#### WHAT TO WORK ON:
Please write out the complete listing that follows, exactly as it reads.

— START OF RECORDS TO USE —

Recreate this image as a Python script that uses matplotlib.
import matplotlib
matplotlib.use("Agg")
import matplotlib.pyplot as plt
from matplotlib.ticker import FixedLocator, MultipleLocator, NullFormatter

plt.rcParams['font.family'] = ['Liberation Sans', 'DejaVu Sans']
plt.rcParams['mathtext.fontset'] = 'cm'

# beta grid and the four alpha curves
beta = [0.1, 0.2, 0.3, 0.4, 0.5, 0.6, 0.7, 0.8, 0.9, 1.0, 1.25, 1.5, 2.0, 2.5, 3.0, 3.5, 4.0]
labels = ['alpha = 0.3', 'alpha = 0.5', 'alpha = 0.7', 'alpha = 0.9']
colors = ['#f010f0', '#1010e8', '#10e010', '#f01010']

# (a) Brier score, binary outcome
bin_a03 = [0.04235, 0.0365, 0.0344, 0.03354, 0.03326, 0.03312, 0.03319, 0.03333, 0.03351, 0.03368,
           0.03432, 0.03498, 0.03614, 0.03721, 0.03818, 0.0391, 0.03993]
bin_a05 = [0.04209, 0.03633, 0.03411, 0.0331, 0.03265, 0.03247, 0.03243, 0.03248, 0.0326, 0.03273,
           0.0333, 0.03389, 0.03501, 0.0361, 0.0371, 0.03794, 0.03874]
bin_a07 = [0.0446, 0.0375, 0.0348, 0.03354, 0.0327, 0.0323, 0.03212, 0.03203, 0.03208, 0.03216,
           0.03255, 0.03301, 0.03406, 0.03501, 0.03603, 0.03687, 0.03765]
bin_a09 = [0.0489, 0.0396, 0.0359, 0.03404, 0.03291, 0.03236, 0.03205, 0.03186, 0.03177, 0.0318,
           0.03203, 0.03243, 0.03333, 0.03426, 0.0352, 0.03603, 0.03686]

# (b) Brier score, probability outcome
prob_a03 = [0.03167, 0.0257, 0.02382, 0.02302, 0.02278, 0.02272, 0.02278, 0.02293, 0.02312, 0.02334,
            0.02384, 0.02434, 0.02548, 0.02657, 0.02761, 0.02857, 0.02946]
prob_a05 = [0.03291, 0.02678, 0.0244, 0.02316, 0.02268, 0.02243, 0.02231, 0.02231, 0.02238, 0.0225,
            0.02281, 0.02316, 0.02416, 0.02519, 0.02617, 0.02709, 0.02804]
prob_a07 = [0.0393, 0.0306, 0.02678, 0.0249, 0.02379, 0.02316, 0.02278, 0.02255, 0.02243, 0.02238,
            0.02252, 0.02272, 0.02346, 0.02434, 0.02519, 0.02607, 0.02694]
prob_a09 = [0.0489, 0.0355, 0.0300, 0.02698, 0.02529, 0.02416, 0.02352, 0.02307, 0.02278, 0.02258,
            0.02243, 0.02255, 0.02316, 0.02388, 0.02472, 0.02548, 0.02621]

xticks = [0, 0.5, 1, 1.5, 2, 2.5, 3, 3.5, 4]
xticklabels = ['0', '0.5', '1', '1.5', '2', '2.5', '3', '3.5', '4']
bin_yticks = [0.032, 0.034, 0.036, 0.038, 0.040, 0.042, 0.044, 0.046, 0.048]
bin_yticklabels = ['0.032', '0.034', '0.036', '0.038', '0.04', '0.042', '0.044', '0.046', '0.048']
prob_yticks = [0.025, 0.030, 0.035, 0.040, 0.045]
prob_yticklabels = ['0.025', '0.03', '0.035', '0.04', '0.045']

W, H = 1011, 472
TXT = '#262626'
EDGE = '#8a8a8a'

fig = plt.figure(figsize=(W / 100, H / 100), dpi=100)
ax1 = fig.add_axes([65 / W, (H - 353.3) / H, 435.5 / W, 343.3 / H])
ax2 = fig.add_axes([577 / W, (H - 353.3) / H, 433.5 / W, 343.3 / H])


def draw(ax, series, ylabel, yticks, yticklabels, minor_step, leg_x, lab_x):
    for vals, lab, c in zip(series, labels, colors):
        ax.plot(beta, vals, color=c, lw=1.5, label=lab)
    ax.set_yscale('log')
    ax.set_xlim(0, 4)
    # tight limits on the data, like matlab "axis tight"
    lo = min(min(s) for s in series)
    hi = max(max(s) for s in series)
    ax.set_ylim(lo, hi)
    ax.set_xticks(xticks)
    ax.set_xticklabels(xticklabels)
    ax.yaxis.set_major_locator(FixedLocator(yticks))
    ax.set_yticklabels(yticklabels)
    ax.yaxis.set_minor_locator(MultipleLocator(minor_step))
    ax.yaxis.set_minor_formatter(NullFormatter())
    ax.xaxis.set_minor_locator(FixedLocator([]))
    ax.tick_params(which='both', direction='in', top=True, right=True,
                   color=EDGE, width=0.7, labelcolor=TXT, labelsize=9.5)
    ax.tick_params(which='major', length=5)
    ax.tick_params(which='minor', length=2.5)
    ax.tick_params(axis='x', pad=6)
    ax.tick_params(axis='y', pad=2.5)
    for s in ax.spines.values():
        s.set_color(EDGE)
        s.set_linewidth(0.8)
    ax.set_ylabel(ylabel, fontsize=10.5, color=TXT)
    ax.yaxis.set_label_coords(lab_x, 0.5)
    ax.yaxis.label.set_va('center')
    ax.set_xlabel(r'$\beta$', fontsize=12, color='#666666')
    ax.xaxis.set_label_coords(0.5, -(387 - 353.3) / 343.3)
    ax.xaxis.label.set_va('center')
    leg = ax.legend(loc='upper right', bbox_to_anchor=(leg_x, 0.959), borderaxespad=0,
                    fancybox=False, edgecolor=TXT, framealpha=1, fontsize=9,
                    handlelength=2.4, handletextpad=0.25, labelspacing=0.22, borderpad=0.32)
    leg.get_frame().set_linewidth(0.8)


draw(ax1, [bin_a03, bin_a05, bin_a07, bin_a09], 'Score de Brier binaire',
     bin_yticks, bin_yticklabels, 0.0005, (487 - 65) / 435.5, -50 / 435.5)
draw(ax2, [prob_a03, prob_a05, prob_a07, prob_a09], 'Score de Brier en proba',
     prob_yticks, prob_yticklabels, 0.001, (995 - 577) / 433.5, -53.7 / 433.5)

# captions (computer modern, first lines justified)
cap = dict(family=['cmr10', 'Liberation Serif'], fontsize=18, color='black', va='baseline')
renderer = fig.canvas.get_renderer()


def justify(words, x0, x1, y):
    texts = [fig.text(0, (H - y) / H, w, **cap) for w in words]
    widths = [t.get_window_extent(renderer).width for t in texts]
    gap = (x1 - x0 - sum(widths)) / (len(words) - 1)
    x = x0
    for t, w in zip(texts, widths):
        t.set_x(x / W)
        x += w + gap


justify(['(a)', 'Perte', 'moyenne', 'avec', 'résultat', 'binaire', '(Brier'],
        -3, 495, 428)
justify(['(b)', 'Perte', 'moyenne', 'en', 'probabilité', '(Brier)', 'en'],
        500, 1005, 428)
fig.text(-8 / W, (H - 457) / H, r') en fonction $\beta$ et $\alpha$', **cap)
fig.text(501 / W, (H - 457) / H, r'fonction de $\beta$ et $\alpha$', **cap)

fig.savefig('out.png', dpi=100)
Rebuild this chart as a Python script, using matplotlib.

— END OF RECORDS TO USE —

#### PROBLEM SOLUTION:
Recreate this image as a Python script that uses matplotlib.
import matplotlib
matplotlib.use("Agg")
import matplotlib.pyplot as plt
from matplotlib.ticker import FixedLocator, MultipleLocator, NullFormatter

plt.rcParams['font.family'] = ['Liberation Sans', 'DejaVu Sans']
plt.rcParams['mathtext.fontset'] = 'cm'

# beta grid and the four alpha curves
beta = [0.1, 0.2, 0.3, 0.4, 0.5, 0.6, 0.7, 0.8, 0.9, 1.0, 1.25, 1.5, 2.0, 2.5, 3.0, 3.5, 4.0]
labels = ['alpha = 0.3', 'alpha = 0.5', 'alpha = 0.7', 'alpha = 0.9']
colors = ['#f010f0', '#1010e8', '#10e010', '#f01010']

# (a) Brier score, binary outcome
bin_a03 = [0.04235, 0.0365, 0.0344, 0.03354, 0.03326, 0.03312, 0.03319, 0.03333, 0.03351, 0.03368,
           0.03432, 0.03498, 0.03614, 0.03721, 0.03818, 0.0391, 0.03993]
bin_a05 = [0.04209, 0.03633, 0.03411, 0.0331, 0.03265, 0.03247, 0.03243, 0.03248, 0.0326, 0.03273,
           0.0333, 0.03389, 0.03501, 0.0361, 0.0371, 0.03794, 0.03874]
bin_a07 = [0.0446, 0.0375, 0.0348, 0.03354, 0.0327, 0.0323, 0.03212, 0.03203, 0.03208, 0.03216,
           0.03255, 0.03301, 0.03406, 0.03501, 0.03603, 0.03687, 0.03765]
bin_a09 = [0.0489, 0.0396, 0.0359, 0.03404, 0.03291, 0.03236, 0.03205, 0.03186, 0.03177, 0.0318,
           0.03203, 0.03243, 0.03333, 0.03426, 0.0352, 0.03603, 0.03686]

# (b) Brier score, probability outcome
prob_a03 = [0.03167, 0.0257, 0.02382, 0.02302, 0.02278, 0.02272, 0.02278, 0.02293, 0.02312, 0.02334,
            0.02384, 0.02434, 0.02548, 0.02657, 0.02761, 0.02857, 0.02946]
prob_a05 = [0.03291, 0.02678, 0.0244, 0.02316, 0.02268, 0.02243, 0.02231, 0.02231, 0.02238, 0.0225,
            0.02281, 0.02316, 0.02416, 0.02519, 0.02617, 0.02709, 0.02804]
prob_a07 = [0.0393, 0.0306, 0.02678, 0.0249, 0.02379, 0.02316, 0.02278, 0.02255, 0.02243, 0.02238,
            0.02252, 0.02272, 0.02346, 0.02434, 0.02519, 0.02607, 0.02694]
prob_a09 = [0.0489, 0.0355, 0.0300, 0.02698, 0.02529, 0.02416, 0.02352, 0.02307, 0.02278, 0.02258,
            0.02243, 0.02255, 0.02316, 0.02388, 0.02472, 0.02548, 0.02621]

xticks = [0, 0.5, 1, 1.5, 2, 2.5, 3, 3.5, 4]
xticklabels = ['0', '0.5', '1', '1.5', '2', '2.5', '3', '3.5', '4']
bin_yticks = [0.032, 0.034, 0.036, 0.038, 0.040, 0.042, 0.044, 0.046, 0.048]
bin_yticklabels = ['0.032', '0.034', '0.036', '0.038', '0.04', '0.042', '0.044', '0.046', '0.048']
prob_yticks = [0.025, 0.030, 0.035, 0.040, 0.045]
prob_yticklabels = ['0.025', '0.03', '0.035', '0.04', '0.045']

W, H = 1011, 472
TXT = '#262626'
EDGE = '#8a8a8a'

fig = plt.figure(figsize=(W / 100, H / 100), dpi=100)
ax1 = fig.add_axes([65 / W, (H - 353.3) / H, 435.5 / W, 343.3 / H])
ax2 = fig.add_axes([577 / W, (H - 353.3) / H, 433.5 / W, 343.3 / H])


def draw(ax, series, ylabel, yticks, yticklabels, minor_step, leg_x, lab_x):
    for vals, lab, c in zip(series, labels, colors):
        ax.plot(beta, vals, color=c, lw=1.5, label=lab)
    ax.set_yscale('log')
    ax.set_xlim(0, 4)
    # tight limits on the data, like matlab "axis tight"
    lo = min(min(s) for s in series)
    hi = max(max(s) for s in series)
    ax.set_ylim(lo, hi)
    ax.set_xticks(xticks)
    ax.set_xticklabels(xticklabels)
    ax.yaxis.set_major_locator(FixedLocator(yticks))
    ax.set_yticklabels(yticklabels)
    ax.yaxis.set_minor_locator(MultipleLocator(minor_step))
    ax.yaxis.set_minor_formatter(NullFormatter())
    ax.xaxis.set_minor_locator(FixedLocator([]))
    ax.tick_params(which='both', direction='in', top=True, right=True,
                   color=EDGE, width=0.7, labelcolor=TXT, labelsize=9.5)
    ax.tick_params(which='major', length=5)
    ax.tick_params(which='minor', length=2.5)
    ax.tick_params(axis='x', pad=6)
    ax.tick_params(axis='y', pad=2.5)
    for s in ax.spines.values():
        s.set_color(EDGE)
        s.set_linewidth(0.8)
    ax.set_ylabel(ylabel, fontsize=10.5, color=TXT)
    ax.yaxis.set_label_coords(lab_x, 0.5)
    ax.yaxis.label.set_va('center')
    ax.set_xlabel(r'$\beta$', fontsize=12, color='#666666')
    ax.xaxis.set_label_coords(0.5, -(387 - 353.3) / 343.3)
    ax.xaxis.label.set_va('center')
    leg = ax.legend(loc='upper right', bbox_to_anchor=(leg_x, 0.959), borderaxespad=0,
                    fancybox=False, edgecolor=TXT, framealpha=1, fontsize=9,
                    handlelength=2.4, handletextpad=0.25, labelspacing=0.22, borderpad=0.32)
    leg.get_frame().set_linewidth(0.8)


draw(ax1, [bin_a03, bin_a05, bin_a07, bin_a09], 'Score de Brier binaire',
     bin_yticks, bin_yticklabels, 0.0005, (487 - 65) / 435.5, -50 / 435.5)
draw(ax2, [prob_a03, prob_a05, prob_a07, prob_a09], 'Score de Brier en proba',
     prob_yticks, prob_yticklabels, 0.001, (995 - 577) / 433.5, -53.7 / 433.5)

# captions (computer modern, first lines justified)
cap = dict(family=['cmr10', 'Liberation Serif'], fontsize=18, color='black', va='baseline')
renderer = fig.canvas.get_renderer()


def justify(words, x0, x1, y):
    texts = [fig.text(0, (H - y) / H, w, **cap) for w in words]
    widths = [t.get_window_extent(renderer).width for t in texts]
    gap = (x1 - x0 - sum(widths)) / (len(words) - 1)
    x = x0
    for t, w in zip(texts, widths):
        t.set_x(x / W)
        x += w + gap


justify(['(a)', 'Perte', 'moyenne', 'avec', 'résultat', 'binaire', '(Brier'],
        -3, 495, 428)
justify(['(b)', 'Perte', 'moyenne', 'en', 'probabilité', '(Brier)', 'en'],
        500, 1005, 428)
fig.text(-8 / W, (H - 457) / H, r') en fonction $\beta$ et $\alpha$', **cap)
fig.text(501 / W, (H - 457) / H, r'fonction de $\beta$ et $\alpha$', **cap)

fig.savefig('out.png', dpi=100)
Rebuild this chart as a Python script, using matplotlib.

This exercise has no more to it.